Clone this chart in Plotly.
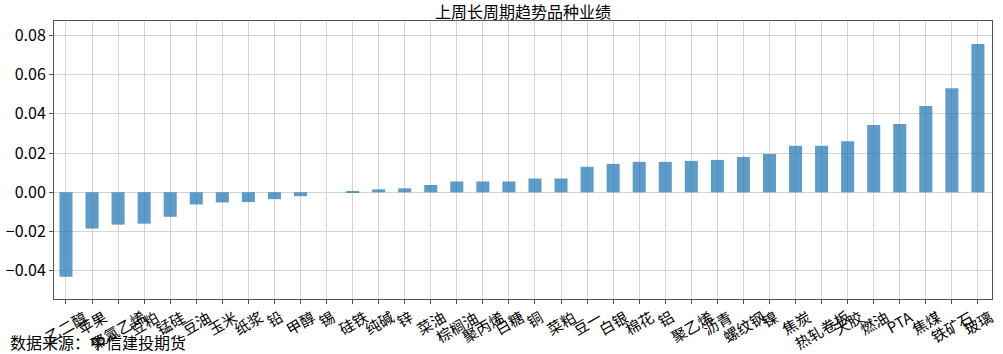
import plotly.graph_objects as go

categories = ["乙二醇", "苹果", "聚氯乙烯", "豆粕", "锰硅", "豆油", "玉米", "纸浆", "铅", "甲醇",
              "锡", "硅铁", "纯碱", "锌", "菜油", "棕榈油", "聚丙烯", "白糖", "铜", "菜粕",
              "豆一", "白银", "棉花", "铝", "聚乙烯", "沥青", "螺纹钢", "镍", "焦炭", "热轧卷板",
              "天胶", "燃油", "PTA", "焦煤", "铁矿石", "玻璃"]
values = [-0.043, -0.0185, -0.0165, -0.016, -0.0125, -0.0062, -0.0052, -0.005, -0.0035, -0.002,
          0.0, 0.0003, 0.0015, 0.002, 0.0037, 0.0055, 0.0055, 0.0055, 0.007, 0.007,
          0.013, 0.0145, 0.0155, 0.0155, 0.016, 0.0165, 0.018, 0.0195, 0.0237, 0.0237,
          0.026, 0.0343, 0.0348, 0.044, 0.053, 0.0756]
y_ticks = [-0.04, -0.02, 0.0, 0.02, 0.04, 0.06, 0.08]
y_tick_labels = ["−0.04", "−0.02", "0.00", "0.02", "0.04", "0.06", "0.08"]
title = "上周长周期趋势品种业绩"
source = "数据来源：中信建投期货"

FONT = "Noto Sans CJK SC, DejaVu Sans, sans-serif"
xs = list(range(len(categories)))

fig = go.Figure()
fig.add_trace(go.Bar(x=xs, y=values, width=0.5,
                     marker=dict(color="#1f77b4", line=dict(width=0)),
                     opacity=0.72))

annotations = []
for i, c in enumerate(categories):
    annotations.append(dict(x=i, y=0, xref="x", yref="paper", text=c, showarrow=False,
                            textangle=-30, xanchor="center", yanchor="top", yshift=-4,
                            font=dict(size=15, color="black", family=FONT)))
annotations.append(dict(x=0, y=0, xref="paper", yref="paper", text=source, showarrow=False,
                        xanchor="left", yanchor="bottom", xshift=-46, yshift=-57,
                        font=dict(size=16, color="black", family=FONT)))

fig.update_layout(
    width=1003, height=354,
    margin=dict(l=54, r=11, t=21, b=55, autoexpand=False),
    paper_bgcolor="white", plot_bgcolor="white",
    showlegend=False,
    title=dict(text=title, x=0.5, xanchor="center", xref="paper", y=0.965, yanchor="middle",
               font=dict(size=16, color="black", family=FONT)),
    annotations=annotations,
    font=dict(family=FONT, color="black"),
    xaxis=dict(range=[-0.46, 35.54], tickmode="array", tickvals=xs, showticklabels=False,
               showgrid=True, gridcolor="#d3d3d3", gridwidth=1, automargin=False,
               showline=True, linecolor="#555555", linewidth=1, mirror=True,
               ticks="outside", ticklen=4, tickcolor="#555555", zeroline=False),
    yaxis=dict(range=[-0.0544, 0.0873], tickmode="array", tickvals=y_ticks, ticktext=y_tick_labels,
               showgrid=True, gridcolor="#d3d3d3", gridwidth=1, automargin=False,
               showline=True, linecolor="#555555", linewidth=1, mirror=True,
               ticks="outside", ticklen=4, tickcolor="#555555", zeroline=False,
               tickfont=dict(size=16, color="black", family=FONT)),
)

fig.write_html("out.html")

★ ★ ★

** INSTRUCTION **
Leave out the pictures and print every line of the data exactly.

** ANSWER FOR THE TASK **
Clone this chart in Plotly.
import plotly.graph_objects as go

categories = ["乙二醇", "苹果", "聚氯乙烯", "豆粕", "锰硅", "豆油", "玉米", "纸浆", "铅", "甲醇",
              "锡", "硅铁", "纯碱", "锌", "菜油", "棕榈油", "聚丙烯", "白糖", "铜", "菜粕",
              "豆一", "白银", "棉花", "铝", "聚乙烯", "沥青", "螺纹钢", "镍", "焦炭", "热轧卷板",
              "天胶", "燃油", "PTA", "焦煤", "铁矿石", "玻璃"]
values = [-0.043, -0.0185, -0.0165, -0.016, -0.0125, -0.0062, -0.0052, -0.005, -0.0035, -0.002,
          0.0, 0.0003, 0.0015, 0.002, 0.0037, 0.0055, 0.0055, 0.0055, 0.007, 0.007,
          0.013, 0.0145, 0.0155, 0.0155, 0.016, 0.0165, 0.018, 0.0195, 0.0237, 0.0237,
          0.026, 0.0343, 0.0348, 0.044, 0.053, 0.0756]
y_ticks = [-0.04, -0.02, 0.0, 0.02, 0.04, 0.06, 0.08]
y_tick_labels = ["−0.04", "−0.02", "0.00", "0.02", "0.04", "0.06", "0.08"]
title = "上周长周期趋势品种业绩"
source = "数据来源：中信建投期货"

FONT = "Noto Sans CJK SC, DejaVu Sans, sans-serif"
xs = list(range(len(categories)))

fig = go.Figure()
fig.add_trace(go.Bar(x=xs, y=values, width=0.5,
                     marker=dict(color="#1f77b4", line=dict(width=0)),
                     opacity=0.72))

annotations = []
for i, c in enumerate(categories):
    annotations.append(dict(x=i, y=0, xref="x", yref="paper", text=c, showarrow=False,
                            textangle=-30, xanchor="center", yanchor="top", yshift=-4,
                            font=dict(size=15, color="black", family=FONT)))
annotations.append(dict(x=0, y=0, xref="paper", yref="paper", text=source, showarrow=False,
                        xanchor="left", yanchor="bottom", xshift=-46, yshift=-57,
                        font=dict(size=16, color="black", family=FONT)))

fig.update_layout(
    width=1003, height=354,
    margin=dict(l=54, r=11, t=21, b=55, autoexpand=False),
    paper_bgcolor="white", plot_bgcolor="white",
    showlegend=False,
    title=dict(text=title, x=0.5, xanchor="center", xref="paper", y=0.965, yanchor="middle",
               font=dict(size=16, color="black", family=FONT)),
    annotations=annotations,
    font=dict(family=FONT, color="black"),
    xaxis=dict(range=[-0.46, 35.54], tickmode="array", tickvals=xs, showticklabels=False,
               showgrid=True, gridcolor="#d3d3d3", gridwidth=1, automargin=False,
               showline=True, linecolor="#555555", linewidth=1, mirror=True,
               ticks="outside", ticklen=4, tickcolor="#555555", zeroline=False),
    yaxis=dict(range=[-0.0544, 0.0873], tickmode="array", tickvals=y_ticks, ticktext=y_tick_labels,
               showgrid=True, gridcolor="#d3d3d3", gridwidth=1, automargin=False,
               showline=True, linecolor="#555555", linewidth=1, mirror=True,
               ticks="outside", ticklen=4, tickcolor="#555555", zeroline=False,
               tickfont=dict(size=16, color="black", family=FONT)),
)

fig.write_html("out.html")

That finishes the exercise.